Exercise brief:
All of the material below is to be restated word for word, apart from the pictures.

[START OF Data lines]

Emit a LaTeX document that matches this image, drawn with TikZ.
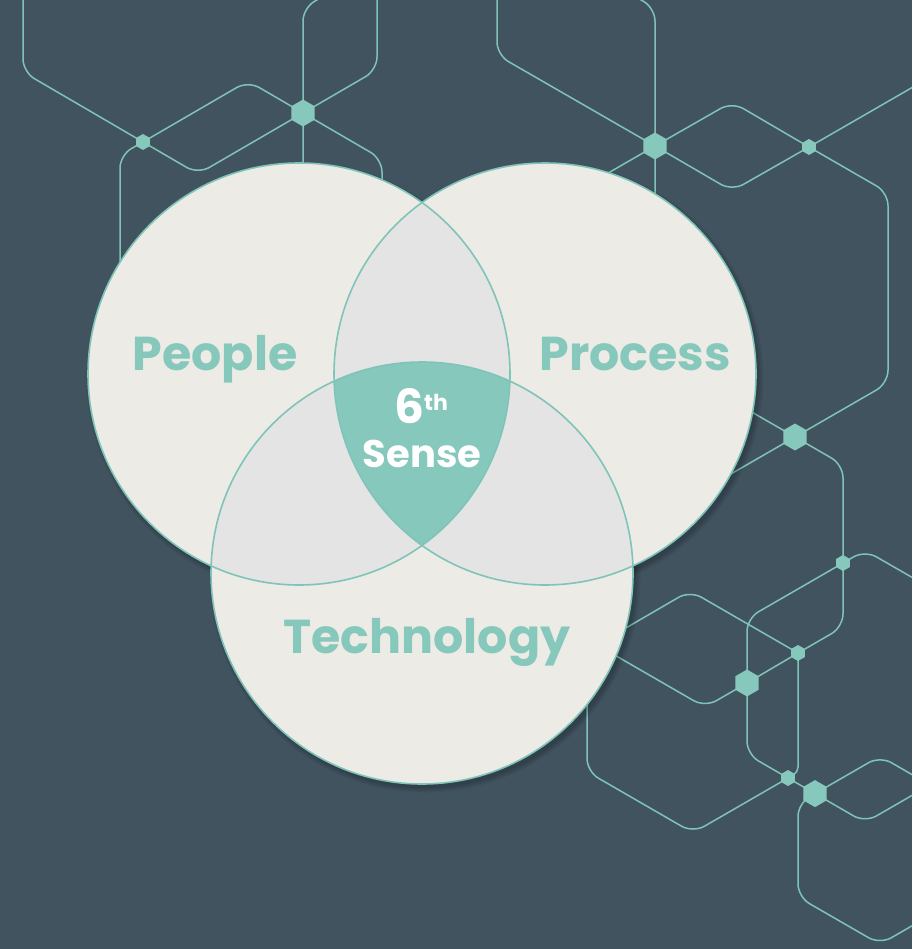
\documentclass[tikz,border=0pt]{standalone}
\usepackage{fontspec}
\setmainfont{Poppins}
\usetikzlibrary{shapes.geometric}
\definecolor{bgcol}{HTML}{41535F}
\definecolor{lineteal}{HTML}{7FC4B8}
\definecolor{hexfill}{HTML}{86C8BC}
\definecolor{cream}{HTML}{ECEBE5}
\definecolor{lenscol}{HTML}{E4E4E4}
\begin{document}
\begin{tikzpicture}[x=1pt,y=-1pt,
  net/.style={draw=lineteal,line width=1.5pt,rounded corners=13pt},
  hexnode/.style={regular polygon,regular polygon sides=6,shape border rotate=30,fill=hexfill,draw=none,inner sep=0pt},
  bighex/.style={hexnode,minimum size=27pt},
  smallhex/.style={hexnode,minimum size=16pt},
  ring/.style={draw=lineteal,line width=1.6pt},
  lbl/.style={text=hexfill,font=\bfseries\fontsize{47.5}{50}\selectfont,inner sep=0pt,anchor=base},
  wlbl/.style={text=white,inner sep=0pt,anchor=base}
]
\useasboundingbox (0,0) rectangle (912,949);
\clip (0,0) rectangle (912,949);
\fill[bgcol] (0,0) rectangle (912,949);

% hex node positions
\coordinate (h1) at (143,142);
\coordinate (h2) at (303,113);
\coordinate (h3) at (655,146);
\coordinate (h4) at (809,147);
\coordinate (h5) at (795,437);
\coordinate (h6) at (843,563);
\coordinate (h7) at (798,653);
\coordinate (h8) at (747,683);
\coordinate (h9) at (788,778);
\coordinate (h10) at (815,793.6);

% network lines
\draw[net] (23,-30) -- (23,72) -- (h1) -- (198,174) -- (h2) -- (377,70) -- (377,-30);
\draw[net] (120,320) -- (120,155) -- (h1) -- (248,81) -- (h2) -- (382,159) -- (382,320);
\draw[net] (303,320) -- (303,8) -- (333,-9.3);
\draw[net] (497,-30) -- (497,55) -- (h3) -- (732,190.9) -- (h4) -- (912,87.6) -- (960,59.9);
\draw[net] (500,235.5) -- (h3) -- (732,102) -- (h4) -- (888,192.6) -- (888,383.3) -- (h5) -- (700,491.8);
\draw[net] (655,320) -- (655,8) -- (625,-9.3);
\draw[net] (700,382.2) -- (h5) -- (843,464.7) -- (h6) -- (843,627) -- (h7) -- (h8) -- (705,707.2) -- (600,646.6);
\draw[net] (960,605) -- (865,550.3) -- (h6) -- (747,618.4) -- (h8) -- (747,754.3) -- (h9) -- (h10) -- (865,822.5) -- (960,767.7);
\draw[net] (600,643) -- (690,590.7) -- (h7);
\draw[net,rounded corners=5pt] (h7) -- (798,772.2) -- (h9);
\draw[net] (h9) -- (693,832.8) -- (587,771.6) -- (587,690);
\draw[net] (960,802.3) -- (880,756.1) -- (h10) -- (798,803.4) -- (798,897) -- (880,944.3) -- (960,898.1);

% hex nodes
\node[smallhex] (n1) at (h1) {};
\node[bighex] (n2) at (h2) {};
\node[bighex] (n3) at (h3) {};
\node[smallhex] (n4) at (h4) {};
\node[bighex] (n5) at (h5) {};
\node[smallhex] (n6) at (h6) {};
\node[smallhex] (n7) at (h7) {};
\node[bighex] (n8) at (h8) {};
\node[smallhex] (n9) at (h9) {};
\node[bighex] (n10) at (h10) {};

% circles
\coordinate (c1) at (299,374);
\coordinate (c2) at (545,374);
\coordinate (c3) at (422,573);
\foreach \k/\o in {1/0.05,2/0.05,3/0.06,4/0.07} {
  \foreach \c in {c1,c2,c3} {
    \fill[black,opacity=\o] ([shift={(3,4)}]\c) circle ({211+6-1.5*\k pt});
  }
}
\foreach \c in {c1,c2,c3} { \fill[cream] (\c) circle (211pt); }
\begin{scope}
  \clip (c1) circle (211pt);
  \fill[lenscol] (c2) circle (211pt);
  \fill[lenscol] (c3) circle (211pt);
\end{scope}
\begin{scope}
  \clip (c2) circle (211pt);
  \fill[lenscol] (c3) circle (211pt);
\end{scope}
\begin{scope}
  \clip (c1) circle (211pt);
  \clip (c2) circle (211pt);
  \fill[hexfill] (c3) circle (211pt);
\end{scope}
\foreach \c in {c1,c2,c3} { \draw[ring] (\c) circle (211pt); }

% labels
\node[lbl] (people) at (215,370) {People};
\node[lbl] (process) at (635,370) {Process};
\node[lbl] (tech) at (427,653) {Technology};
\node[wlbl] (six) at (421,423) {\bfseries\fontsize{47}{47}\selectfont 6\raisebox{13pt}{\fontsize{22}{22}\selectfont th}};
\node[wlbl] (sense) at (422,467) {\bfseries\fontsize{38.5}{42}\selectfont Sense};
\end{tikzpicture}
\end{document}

[END OF Data lines]

Completed exercise:
Emit a LaTeX document that matches this image, drawn with TikZ.
\documentclass[tikz,border=0pt]{standalone}
\usepackage{fontspec}
\setmainfont{Poppins}
\usetikzlibrary{shapes.geometric}
\definecolor{bgcol}{HTML}{41535F}
\definecolor{lineteal}{HTML}{7FC4B8}
\definecolor{hexfill}{HTML}{86C8BC}
\definecolor{cream}{HTML}{ECEBE5}
\definecolor{lenscol}{HTML}{E4E4E4}
\begin{document}
\begin{tikzpicture}[x=1pt,y=-1pt,
  net/.style={draw=lineteal,line width=1.5pt,rounded corners=13pt},
  hexnode/.style={regular polygon,regular polygon sides=6,shape border rotate=30,fill=hexfill,draw=none,inner sep=0pt},
  bighex/.style={hexnode,minimum size=27pt},
  smallhex/.style={hexnode,minimum size=16pt},
  ring/.style={draw=lineteal,line width=1.6pt},
  lbl/.style={text=hexfill,font=\bfseries\fontsize{47.5}{50}\selectfont,inner sep=0pt,anchor=base},
  wlbl/.style={text=white,inner sep=0pt,anchor=base}
]
\useasboundingbox (0,0) rectangle (912,949);
\clip (0,0) rectangle (912,949);
\fill[bgcol] (0,0) rectangle (912,949);

% hex node positions
\coordinate (h1) at (143,142);
\coordinate (h2) at (303,113);
\coordinate (h3) at (655,146);
\coordinate (h4) at (809,147);
\coordinate (h5) at (795,437);
\coordinate (h6) at (843,563);
\coordinate (h7) at (798,653);
\coordinate (h8) at (747,683);
\coordinate (h9) at (788,778);
\coordinate (h10) at (815,793.6);

% network lines
\draw[net] (23,-30) -- (23,72) -- (h1) -- (198,174) -- (h2) -- (377,70) -- (377,-30);
\draw[net] (120,320) -- (120,155) -- (h1) -- (248,81) -- (h2) -- (382,159) -- (382,320);
\draw[net] (303,320) -- (303,8) -- (333,-9.3);
\draw[net] (497,-30) -- (497,55) -- (h3) -- (732,190.9) -- (h4) -- (912,87.6) -- (960,59.9);
\draw[net] (500,235.5) -- (h3) -- (732,102) -- (h4) -- (888,192.6) -- (888,383.3) -- (h5) -- (700,491.8);
\draw[net] (655,320) -- (655,8) -- (625,-9.3);
\draw[net] (700,382.2) -- (h5) -- (843,464.7) -- (h6) -- (843,627) -- (h7) -- (h8) -- (705,707.2) -- (600,646.6);
\draw[net] (960,605) -- (865,550.3) -- (h6) -- (747,618.4) -- (h8) -- (747,754.3) -- (h9) -- (h10) -- (865,822.5) -- (960,767.7);
\draw[net] (600,643) -- (690,590.7) -- (h7);
\draw[net,rounded corners=5pt] (h7) -- (798,772.2) -- (h9);
\draw[net] (h9) -- (693,832.8) -- (587,771.6) -- (587,690);
\draw[net] (960,802.3) -- (880,756.1) -- (h10) -- (798,803.4) -- (798,897) -- (880,944.3) -- (960,898.1);

% hex nodes
\node[smallhex] (n1) at (h1) {};
\node[bighex] (n2) at (h2) {};
\node[bighex] (n3) at (h3) {};
\node[smallhex] (n4) at (h4) {};
\node[bighex] (n5) at (h5) {};
\node[smallhex] (n6) at (h6) {};
\node[smallhex] (n7) at (h7) {};
\node[bighex] (n8) at (h8) {};
\node[smallhex] (n9) at (h9) {};
\node[bighex] (n10) at (h10) {};

% circles
\coordinate (c1) at (299,374);
\coordinate (c2) at (545,374);
\coordinate (c3) at (422,573);
\foreach \k/\o in {1/0.05,2/0.05,3/0.06,4/0.07} {
  \foreach \c in {c1,c2,c3} {
    \fill[black,opacity=\o] ([shift={(3,4)}]\c) circle ({211+6-1.5*\k pt});
  }
}
\foreach \c in {c1,c2,c3} { \fill[cream] (\c) circle (211pt); }
\begin{scope}
  \clip (c1) circle (211pt);
  \fill[lenscol] (c2) circle (211pt);
  \fill[lenscol] (c3) circle (211pt);
\end{scope}
\begin{scope}
  \clip (c2) circle (211pt);
  \fill[lenscol] (c3) circle (211pt);
\end{scope}
\begin{scope}
  \clip (c1) circle (211pt);
  \clip (c2) circle (211pt);
  \fill[hexfill] (c3) circle (211pt);
\end{scope}
\foreach \c in {c1,c2,c3} { \draw[ring] (\c) circle (211pt); }

% labels
\node[lbl] (people) at (215,370) {People};
\node[lbl] (process) at (635,370) {Process};
\node[lbl] (tech) at (427,653) {Technology};
\node[wlbl] (six) at (421,423) {\bfseries\fontsize{47}{47}\selectfont 6\raisebox{13pt}{\fontsize{22}{22}\selectfont th}};
\node[wlbl] (sense) at (422,467) {\bfseries\fontsize{38.5}{42}\selectfont Sense};
\end{tikzpicture}
\end{document}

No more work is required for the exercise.